The potential difference across each capacitor.

Answer to Problem 19P

The potential difference in capacitor $2.00\mu \text{F}$ and $3.00\mu \text{F}$ is $60.0\text{V}$ and on $6.00\mu \text{F}$ and $4.00\mu \text{F}$ is $30.0\text{V}$.

Explanation of Solution

Write the expression to calculate the potential difference across $3.00\mu \text{F}$ capacitor.

    $V_1=\frac{Q_{\text{U}}}{3.00\mu \text{F}}$                             (VI)

Here, $V_1$ is potential difference across $3.00\mu \text{F}$ capacitor.

Write the expression to calculate the potential difference across $6.00\mu \text{F}$ capacitor.

    $V_2=\frac{Q_{\text{U}}}{6.00\mu \text{F}}$                             (VII)

Here, $V_2$ is potential difference across $6.00\mu \text{F}$ capacitor.

Write the expression to calculate the potential difference across $2.00\mu \text{F}$ capacitor.

    $V_3=\frac{Q_{\text{L}}}{2.00\mu \text{F}}$                             (VIII)

Here, $V_3$ is potential difference across $2.00\mu \text{F}$ capacitor.

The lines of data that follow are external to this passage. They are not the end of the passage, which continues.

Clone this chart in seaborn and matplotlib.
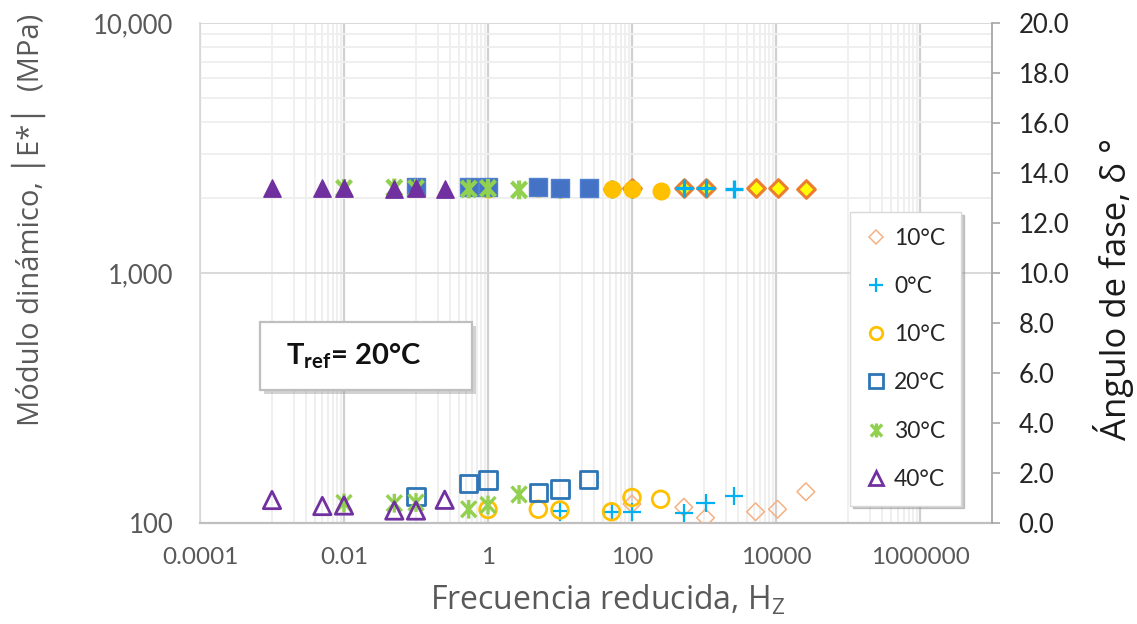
import numpy as np
import pandas as pd
import matplotlib
matplotlib.use("Agg")
import matplotlib.pyplot as plt
import seaborn as sns
from matplotlib.lines import Line2D
from matplotlib.patches import Rectangle
from matplotlib.path import Path
import matplotlib.patheffects as pe
from matplotlib.ticker import FixedLocator, FixedFormatter, NullFormatter

# ---------------- data ----------------
series_labels = ["10°C", "0°C", "10°C", "20°C", "30°C", "40°C"]

freq_m10 = [100, 525, 1050, 5200, 10500, 26000]
freq_0 = [10, 52, 100, 525, 1050, 2600]
freq_10 = [1, 5, 10, 52, 100, 250]
freq_20 = [0.1, 0.54, 1, 5, 10, 25]
freq_30 = [0.01, 0.05, 0.1, 0.54, 1, 2.7]
freq_40 = [0.001, 0.005, 0.01, 0.05, 0.1, 0.25]

# dynamic modulus |E*| (MPa) - left axis (filled markers)
E_m10 = [2180, 2190, 2180, 2180, 2180, 2160]
E_0 = [2170, 2170, 2170, 2190, 2180, 2170]
E_10 = [2170, 2180, 2170, 2170, 2170, 2130]
E_20 = [2200, 2210, 2210, 2210, 2180, 2190]
E_30 = [2180, 2190, 2180, 2170, 2180, 2150]
E_40 = [2180, 2180, 2190, 2170, 2180, 2160]

# phase angle (deg) - right axis (hollow markers)
phase_m10 = [0.76, 0.63, 0.21, 0.45, 0.55, 1.25]
phase_0 = [0.46, 0.45, 0.45, 0.39, 0.79, 1.08]
phase_10 = [0.54, 0.55, 0.52, 0.45, 1.02, 0.95]
phase_20 = [1.05, 1.59, 1.72, 1.22, 1.36, 1.75]
phase_30 = [0.80, 0.79, 0.82, 0.55, 0.72, 1.14]
phase_40 = [0.92, 0.68, 0.70, 0.50, 0.50, 0.93]

x_tick_values = [1e-4, 1e-2, 1, 1e2, 1e4, 1e6]
x_tick_labels = ["0.0001", "0.01", "1", "100", "10000", "1000000"]
y_tick_values = [100, 1000, 10000]
y_tick_labels = ["100", "1,000", "10,000"]
y2_tick_values = [0, 2, 4, 6, 8, 10, 12, 14, 16, 18, 20]

freqs = [freq_m10, freq_0, freq_10, freq_20, freq_30, freq_40]
Es = [E_m10, E_0, E_10, E_20, E_30, E_40]
phases = [phase_m10, phase_0, phase_10, phase_20, phase_30, phase_40]

# ---------------- styles ----------------
# Excel-like star marker: an "X" with a vertical bar through it
STAR = Path([(-0.8, -0.85), (0.8, 0.85), (-0.8, 0.85), (0.8, -0.85), (0, -1), (0, 1)],
            [Path.MOVETO, Path.LINETO, Path.MOVETO, Path.LINETO, Path.MOVETO, Path.LINETO])
styles = [
    dict(m="D", hol="#F4B183", face="#FFFF00", edge="#ED7D31", ms=9.0, hlw=1.1, flw=2.2, open=False),
    dict(m="+", hol="#00B0F0", face="#00B0F0", edge="#00B0F0", ms=13, hlw=1.6, flw=2.4, open=True),
    dict(m="o", hol="#FFC000", face="#FFC000", edge="#FFC000", ms=12, hlw=2.0, flw=1.0, open=False),
    dict(m="s", hol="#2E75B6", face="#4472C4", edge="#4F81D0", ms=12.5, hlw=2.0, flw=1.0, open=False),
    dict(m=STAR, hol="#92D050", face="#92D050", edge="#92D050", ms=13.5, hlw=2.4, flw=3.0, open=True),
    dict(m="^", hol="#7030A0", face="#7030A0", edge="#7030A0", ms=12.5, hlw=2.0, flw=1.0, open=False),
]

sns.set_style("white")
plt.rcParams["font.family"] = ["Lato", "DejaVu Sans"]
plt.rcParams["mathtext.fontset"] = "custom"
plt.rcParams["mathtext.rm"] = "Open Sans"
plt.rcParams["mathtext.bf"] = "Lato:bold"

fig = plt.figure(figsize=(11.37, 6.24), dpi=100)
ax = fig.add_axes([0.17590, 0.16186, 0.69657, 0.80128])
ax.set_xscale("log")
ax.set_yscale("log")
ax2 = ax.twinx()

for i, st in enumerate(styles):
    df = pd.DataFrame({"f": freqs[i], "E": Es[i], "d": phases[i]})
    # filled markers: dynamic modulus
    sns.scatterplot(data=df, x="f", y="E", ax=ax, marker=st["m"], s=st["ms"] ** 2,
                    color=st["face"], legend=False, zorder=3 + i)
    c = ax.collections[-1]
    if st["open"]:
        c.set_facecolor("none")
        c.set_edgecolor(st["face"])
    else:
        c.set_facecolor(st["face"])
        c.set_edgecolor(st["edge"])
    c.set_linewidth(st["flw"])
    # hollow markers: phase angle
    sns.scatterplot(data=df, x="f", y="d", ax=ax2, marker=st["m"], s=st["ms"] ** 2,
                    color=st["hol"], legend=False, zorder=3 + i)
    c2 = ax2.collections[-1]
    c2.set_facecolor("none")
    c2.set_edgecolor(st["hol"])
    c2.set_linewidth(st["hlw"])

ax.set_xlim(1e-4, 1e7)
ax.set_ylim(100, 10000)
ax2.set_ylim(0, 20)

# ticks
ax.xaxis.set_major_locator(FixedLocator(x_tick_values))
ax.xaxis.set_major_formatter(FixedFormatter(x_tick_labels))
minor_x = [k * 10.0 ** d for d in (-3, -1, 1, 3, 5) for k in range(1, 10)]
ax.xaxis.set_minor_locator(FixedLocator(minor_x))
ax.xaxis.set_minor_formatter(NullFormatter())
ax.yaxis.set_major_locator(FixedLocator(y_tick_values))
ax.yaxis.set_major_formatter(FixedFormatter(y_tick_labels))
ax.yaxis.set_minor_locator(FixedLocator([k * 1000 for k in range(2, 10)]))
ax.yaxis.set_minor_formatter(NullFormatter())

ax.grid(which="major", axis="x", color="#d0d0d0", lw=1.6, zorder=0)
ax.grid(which="minor", axis="x", color="#efefef", lw=1.4, zorder=0)
ax.grid(which="major", axis="y", color="#d9d9d9", lw=1.4, zorder=0)
ax.grid(which="minor", axis="y", color="#efefef", lw=1.4, zorder=0)
ax.set_axisbelow(True)

ax.tick_params(axis="both", which="both", length=0)
ax.tick_params(axis="y", labelsize=18.5, labelcolor="#595959", pad=19)
ax.tick_params(axis="x", labelsize=17.5, labelcolor="#595959", pad=17)

ax2.set_yticks(y2_tick_values)
ax2.set_yticklabels([f"{v:.1f}" for v in y2_tick_values])
ax2.tick_params(axis="y", direction="out", length=6, width=1.2, color="#a6a6a6",
                labelsize=18.5, labelcolor="#262626", pad=13)

for s in ["top", "right"]:
    ax.spines[s].set_visible(False)
ax.spines["left"].set_color("#d9d9d9")
ax.spines["left"].set_linewidth(1.3)
ax.spines["bottom"].set_color("#bfbfbf")
ax.spines["bottom"].set_linewidth(1.6)
for s in ["top", "left", "bottom"]:
    ax2.spines[s].set_visible(False)
ax2.spines["right"].set_color("#a6a6a6")
ax2.spines["right"].set_linewidth(1.3)

ax.set_xlabel(r"Frecuencia reducida, H$\mathregular{_Z}$", fontsize=23, color="#595959",
              family=["Open Sans", "DejaVu Sans"])
ax.xaxis.set_label_coords(0.514, -0.120)
ax.set_ylabel("Módulo dinámico, │E*│  (MPa)", fontsize=21, color="#595959",
              family=["Open Sans", "DejaVu Sans"])
ax.yaxis.set_label_coords(-0.1944, 0.606)
ax2.set_ylabel("Ángulo de fase, δ °", fontsize=25, color="#1a1a1a",
               family=["Open Sans", "DejaVu Sans"])
ax2.yaxis.set_label_coords(1.128, 0.468)

# legend (hollow markers only)
handles = []
for st in styles:
    handles.append(Line2D([], [], ls="none", marker=st["m"], markersize=st["ms"] * 0.75,
                          markerfacecolor="none", markeredgecolor=st["hol"],
                          markeredgewidth=st["hlw"], color=st["hol"]))
leg = ax2.legend(handles, series_labels, loc="upper left", bbox_to_anchor=(0.8207, 0.622),
                 borderaxespad=0, frameon=True, fancybox=False, fontsize=16.5,
                 labelspacing=1.19, handlelength=0.9, handletextpad=0.35, borderpad=0.68,
                 shadow={"color": "0.55", "alpha": 0.45})
leg.get_frame().set_edgecolor("#d9d9d9")
leg.get_frame().set_linewidth(1.0)
for t in leg.get_texts():
    t.set_color("#262626")

# T_ref box
box = Rectangle((0.0758, 0.266), 0.2676, 0.136, transform=ax2.transAxes, facecolor="white",
                edgecolor="#bfbfbf", lw=1.6, zorder=20)
box.set_path_effects([pe.SimplePatchShadow(offset=(3, -3), shadow_rgbFace="0.5", alpha=0.35),
                      pe.Normal()])
ax2.add_patch(box)
ax2.text(0.1944, 0.334, r"$\mathbf{T_{ref}}$= 20°C", transform=ax2.transAxes, ha="center",
         va="center", fontsize=21, fontweight="bold", color="#111111", zorder=21)

fig.savefig("out.png", dpi=100)
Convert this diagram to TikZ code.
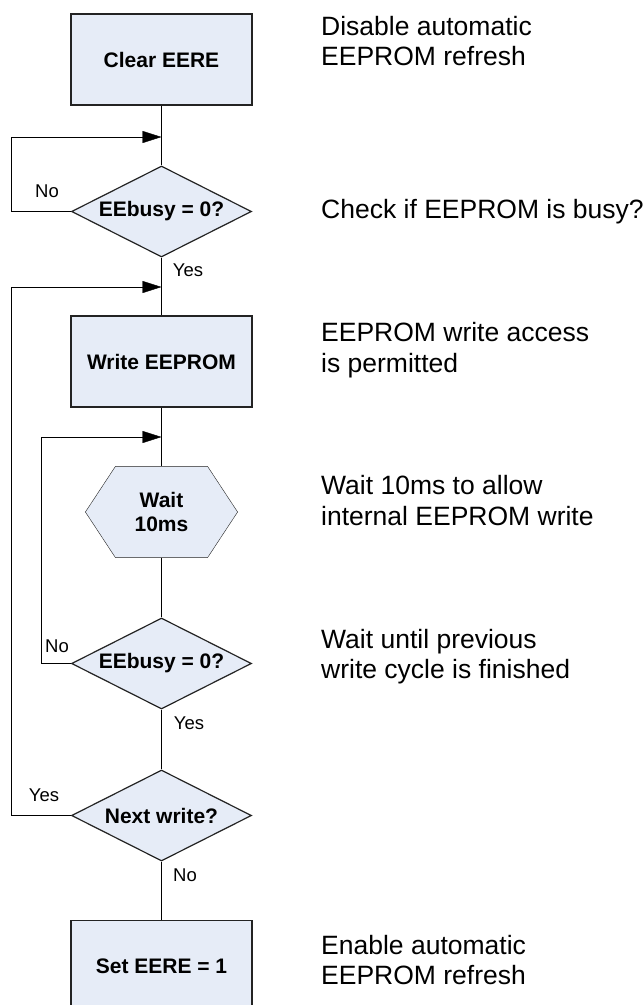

Write the expression to calculate the potential difference across $4.00\mu \text{F}$ capacitor.

    $V_4=\frac{Q_{\text{L}}}{4.00\mu \text{F}}$                             (VI)

Here, $V_4$ is potential difference across $4.00\mu \text{F}$ capacitor.

Conclusion:

Substitute $180\mu \text{C}$ for $Q_{\text{U}}$ in equation (VI) to solve for $V_1$.

    $\begin{array}{c}{V}_1=\frac{180\mu \text{C}}{3.00\mu \text{F}}\\ =60.0\text{V}\end{array}$

Substitute $180\mu \text{C}$ for $Q_{\text{U}}$ in equation (VII) to solve for $V_2$.

    $\begin{array}{c}{V}_2=\frac{180\mu \text{C}}{6.00\mu \text{F}}\\ =30.0\text{V}\end{array}$

Substitute $120\mu \text{C}$ for $Q_{\text{L}}$ in equation (VIII) to solve for $V_3$.

    $\begin{array}{c}{V}_3=\frac{120\mu \text{C}}{2.00\mu \text{F}}\\ =60.0\text{V}\end{array}$

Substitute $120\mu \text{C}$ for $Q_{\text{L}}$ in equation (IX) to solve for $V_4$.

    $\begin{array}{c}{V}_3=\frac{120\mu \text{C}}{4.00\mu \text{F}}\\ =30.0\text{V}\end{array}$

Therefore, the potential difference in capacitor $2.00\mu \text{F}$ and $3.00\mu \text{F}$ is $60.0\text{V}$ and on $6.00\mu \text{F}$ and $4.00\mu \text{F}$ is $30.0\text{V}$.